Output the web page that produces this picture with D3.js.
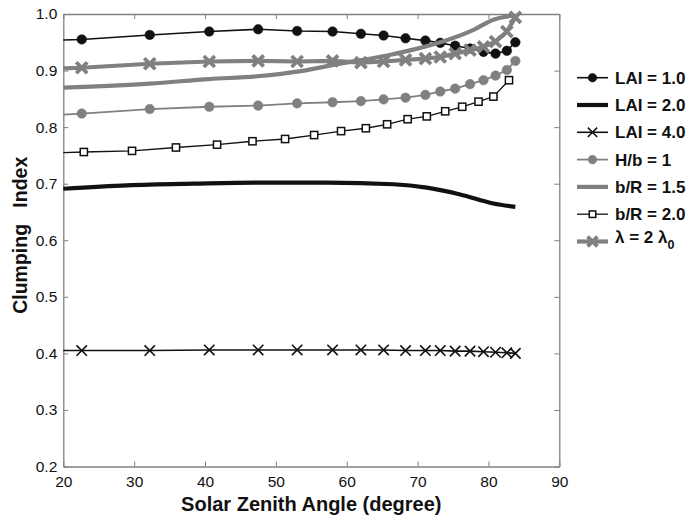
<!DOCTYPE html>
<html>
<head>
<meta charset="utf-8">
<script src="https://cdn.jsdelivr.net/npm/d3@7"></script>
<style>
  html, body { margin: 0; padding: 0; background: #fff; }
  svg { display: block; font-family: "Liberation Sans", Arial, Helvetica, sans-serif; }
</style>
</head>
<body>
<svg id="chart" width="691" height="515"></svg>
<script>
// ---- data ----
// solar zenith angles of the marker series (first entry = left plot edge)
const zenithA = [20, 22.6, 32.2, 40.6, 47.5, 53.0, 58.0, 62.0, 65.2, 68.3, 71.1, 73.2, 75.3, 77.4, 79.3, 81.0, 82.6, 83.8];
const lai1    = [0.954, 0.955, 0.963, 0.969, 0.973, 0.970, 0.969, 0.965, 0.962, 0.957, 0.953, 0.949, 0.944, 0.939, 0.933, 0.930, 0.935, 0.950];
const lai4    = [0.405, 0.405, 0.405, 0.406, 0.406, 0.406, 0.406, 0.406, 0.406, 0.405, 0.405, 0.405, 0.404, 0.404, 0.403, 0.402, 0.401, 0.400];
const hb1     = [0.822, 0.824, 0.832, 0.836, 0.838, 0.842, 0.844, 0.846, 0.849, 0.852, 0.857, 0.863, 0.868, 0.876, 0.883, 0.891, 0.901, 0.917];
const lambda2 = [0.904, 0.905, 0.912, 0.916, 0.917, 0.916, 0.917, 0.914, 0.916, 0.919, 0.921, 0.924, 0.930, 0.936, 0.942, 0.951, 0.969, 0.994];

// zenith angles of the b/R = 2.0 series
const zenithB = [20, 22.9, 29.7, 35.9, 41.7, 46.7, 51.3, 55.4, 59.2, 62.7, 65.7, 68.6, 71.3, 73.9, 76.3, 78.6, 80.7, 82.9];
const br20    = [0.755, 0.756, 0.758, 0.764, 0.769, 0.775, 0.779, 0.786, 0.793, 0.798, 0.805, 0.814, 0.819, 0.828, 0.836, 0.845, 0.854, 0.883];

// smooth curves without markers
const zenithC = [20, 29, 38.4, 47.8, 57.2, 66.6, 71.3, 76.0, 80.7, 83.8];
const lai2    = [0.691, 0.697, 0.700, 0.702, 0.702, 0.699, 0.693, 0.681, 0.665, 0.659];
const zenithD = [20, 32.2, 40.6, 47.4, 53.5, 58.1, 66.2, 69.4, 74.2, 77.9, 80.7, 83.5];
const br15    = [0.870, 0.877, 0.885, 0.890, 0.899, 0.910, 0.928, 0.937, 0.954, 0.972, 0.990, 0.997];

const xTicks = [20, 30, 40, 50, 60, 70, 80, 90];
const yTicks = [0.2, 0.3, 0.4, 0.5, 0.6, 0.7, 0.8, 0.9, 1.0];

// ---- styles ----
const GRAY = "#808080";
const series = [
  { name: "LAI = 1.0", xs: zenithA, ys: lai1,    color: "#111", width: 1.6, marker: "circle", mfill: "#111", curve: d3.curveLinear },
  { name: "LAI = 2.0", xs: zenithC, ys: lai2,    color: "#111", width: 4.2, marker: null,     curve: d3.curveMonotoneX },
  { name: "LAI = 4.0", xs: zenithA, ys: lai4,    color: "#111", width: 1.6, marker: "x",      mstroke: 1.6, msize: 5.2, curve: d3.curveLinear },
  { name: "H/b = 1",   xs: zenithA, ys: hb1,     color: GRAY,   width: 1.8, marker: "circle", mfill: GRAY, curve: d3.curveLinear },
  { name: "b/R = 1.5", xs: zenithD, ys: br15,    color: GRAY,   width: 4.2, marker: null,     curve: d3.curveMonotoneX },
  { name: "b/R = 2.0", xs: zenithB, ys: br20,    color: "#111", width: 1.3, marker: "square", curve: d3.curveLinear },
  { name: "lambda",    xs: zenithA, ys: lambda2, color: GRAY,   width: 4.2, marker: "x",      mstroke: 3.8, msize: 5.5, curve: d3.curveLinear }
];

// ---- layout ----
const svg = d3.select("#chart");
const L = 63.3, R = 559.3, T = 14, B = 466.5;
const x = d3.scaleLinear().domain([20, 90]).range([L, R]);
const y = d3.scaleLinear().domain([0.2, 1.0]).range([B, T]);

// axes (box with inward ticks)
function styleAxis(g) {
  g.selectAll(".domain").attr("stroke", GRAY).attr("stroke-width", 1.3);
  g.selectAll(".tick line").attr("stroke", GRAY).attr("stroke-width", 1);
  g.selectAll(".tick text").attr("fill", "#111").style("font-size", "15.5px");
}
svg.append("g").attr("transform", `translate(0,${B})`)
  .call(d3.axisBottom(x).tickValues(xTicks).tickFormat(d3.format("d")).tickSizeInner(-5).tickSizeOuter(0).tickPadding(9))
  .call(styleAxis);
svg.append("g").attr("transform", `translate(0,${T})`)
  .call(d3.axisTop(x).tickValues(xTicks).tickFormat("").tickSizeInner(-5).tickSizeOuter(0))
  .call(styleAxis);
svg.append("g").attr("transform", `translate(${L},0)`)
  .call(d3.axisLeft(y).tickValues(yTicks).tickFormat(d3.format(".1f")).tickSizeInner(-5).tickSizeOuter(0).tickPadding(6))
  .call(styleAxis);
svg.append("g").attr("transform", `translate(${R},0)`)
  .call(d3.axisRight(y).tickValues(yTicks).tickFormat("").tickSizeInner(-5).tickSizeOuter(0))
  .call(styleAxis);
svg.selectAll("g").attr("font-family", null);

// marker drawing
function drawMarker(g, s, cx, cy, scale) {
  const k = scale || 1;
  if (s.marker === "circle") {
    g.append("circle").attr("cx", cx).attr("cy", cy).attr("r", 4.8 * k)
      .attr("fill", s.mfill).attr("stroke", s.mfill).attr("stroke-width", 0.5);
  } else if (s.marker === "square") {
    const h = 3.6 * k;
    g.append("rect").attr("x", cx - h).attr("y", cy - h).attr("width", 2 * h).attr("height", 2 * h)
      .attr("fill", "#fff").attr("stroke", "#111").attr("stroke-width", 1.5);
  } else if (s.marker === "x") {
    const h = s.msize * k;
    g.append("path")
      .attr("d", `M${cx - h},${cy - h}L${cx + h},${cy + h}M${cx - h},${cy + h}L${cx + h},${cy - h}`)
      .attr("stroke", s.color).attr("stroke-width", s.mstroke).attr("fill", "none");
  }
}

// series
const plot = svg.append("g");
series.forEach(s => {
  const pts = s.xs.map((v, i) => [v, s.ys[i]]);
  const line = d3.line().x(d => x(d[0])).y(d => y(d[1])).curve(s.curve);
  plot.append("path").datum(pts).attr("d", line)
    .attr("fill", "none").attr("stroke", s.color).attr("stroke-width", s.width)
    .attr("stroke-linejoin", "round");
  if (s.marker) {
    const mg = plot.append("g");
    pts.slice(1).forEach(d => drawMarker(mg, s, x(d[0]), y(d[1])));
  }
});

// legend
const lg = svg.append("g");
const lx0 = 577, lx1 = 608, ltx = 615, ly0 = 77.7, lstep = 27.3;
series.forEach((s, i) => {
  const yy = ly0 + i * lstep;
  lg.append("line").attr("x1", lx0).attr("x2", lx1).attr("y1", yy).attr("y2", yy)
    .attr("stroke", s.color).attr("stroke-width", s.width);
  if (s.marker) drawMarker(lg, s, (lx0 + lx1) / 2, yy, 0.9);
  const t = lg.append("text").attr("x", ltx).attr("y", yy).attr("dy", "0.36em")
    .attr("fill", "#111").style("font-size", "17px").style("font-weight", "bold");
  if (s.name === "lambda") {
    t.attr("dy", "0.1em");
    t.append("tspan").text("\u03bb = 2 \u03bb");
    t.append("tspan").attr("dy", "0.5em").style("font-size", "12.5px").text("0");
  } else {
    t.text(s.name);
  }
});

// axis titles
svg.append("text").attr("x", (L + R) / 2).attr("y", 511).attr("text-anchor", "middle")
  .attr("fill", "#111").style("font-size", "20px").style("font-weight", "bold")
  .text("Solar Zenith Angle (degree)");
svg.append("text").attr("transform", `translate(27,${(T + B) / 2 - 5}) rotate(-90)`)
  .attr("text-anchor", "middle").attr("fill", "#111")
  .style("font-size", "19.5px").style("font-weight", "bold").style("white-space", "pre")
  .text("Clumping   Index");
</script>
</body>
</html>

## REQUIRED WORK
Extract, word for word, each line from the top of the data down to and including the line with "0.972, 0.990, 0.997];"; skip the pictures.

## WORKED ANSWER
Output the web page that produces this picture with D3.js.
<!DOCTYPE html>
<html>
<head>
<meta charset="utf-8">
<script src="https://cdn.jsdelivr.net/npm/d3@7"></script>
<style>
  html, body { margin: 0; padding: 0; background: #fff; }
  svg { display: block; font-family: "Liberation Sans", Arial, Helvetica, sans-serif; }
</style>
</head>
<body>
<svg id="chart" width="691" height="515"></svg>
<script>
// ---- data ----
// solar zenith angles of the marker series (first entry = left plot edge)
const zenithA = [20, 22.6, 32.2, 40.6, 47.5, 53.0, 58.0, 62.0, 65.2, 68.3, 71.1, 73.2, 75.3, 77.4, 79.3, 81.0, 82.6, 83.8];
const lai1    = [0.954, 0.955, 0.963, 0.969, 0.973, 0.970, 0.969, 0.965, 0.962, 0.957, 0.953, 0.949, 0.944, 0.939, 0.933, 0.930, 0.935, 0.950];
const lai4    = [0.405, 0.405, 0.405, 0.406, 0.406, 0.406, 0.406, 0.406, 0.406, 0.405, 0.405, 0.405, 0.404, 0.404, 0.403, 0.402, 0.401, 0.400];
const hb1     = [0.822, 0.824, 0.832, 0.836, 0.838, 0.842, 0.844, 0.846, 0.849, 0.852, 0.857, 0.863, 0.868, 0.876, 0.883, 0.891, 0.901, 0.917];
const lambda2 = [0.904, 0.905, 0.912, 0.916, 0.917, 0.916, 0.917, 0.914, 0.916, 0.919, 0.921, 0.924, 0.930, 0.936, 0.942, 0.951, 0.969, 0.994];

// zenith angles of the b/R = 2.0 series
const zenithB = [20, 22.9, 29.7, 35.9, 41.7, 46.7, 51.3, 55.4, 59.2, 62.7, 65.7, 68.6, 71.3, 73.9, 76.3, 78.6, 80.7, 82.9];
const br20    = [0.755, 0.756, 0.758, 0.764, 0.769, 0.775, 0.779, 0.786, 0.793, 0.798, 0.805, 0.814, 0.819, 0.828, 0.836, 0.845, 0.854, 0.883];

// smooth curves without markers
const zenithC = [20, 29, 38.4, 47.8, 57.2, 66.6, 71.3, 76.0, 80.7, 83.8];
const lai2    = [0.691, 0.697, 0.700, 0.702, 0.702, 0.699, 0.693, 0.681, 0.665, 0.659];
const zenithD = [20, 32.2, 40.6, 47.4, 53.5, 58.1, 66.2, 69.4, 74.2, 77.9, 80.7, 83.5];
const br15    = [0.870, 0.877, 0.885, 0.890, 0.899, 0.910, 0.928, 0.937, 0.954, 0.972, 0.990, 0.997];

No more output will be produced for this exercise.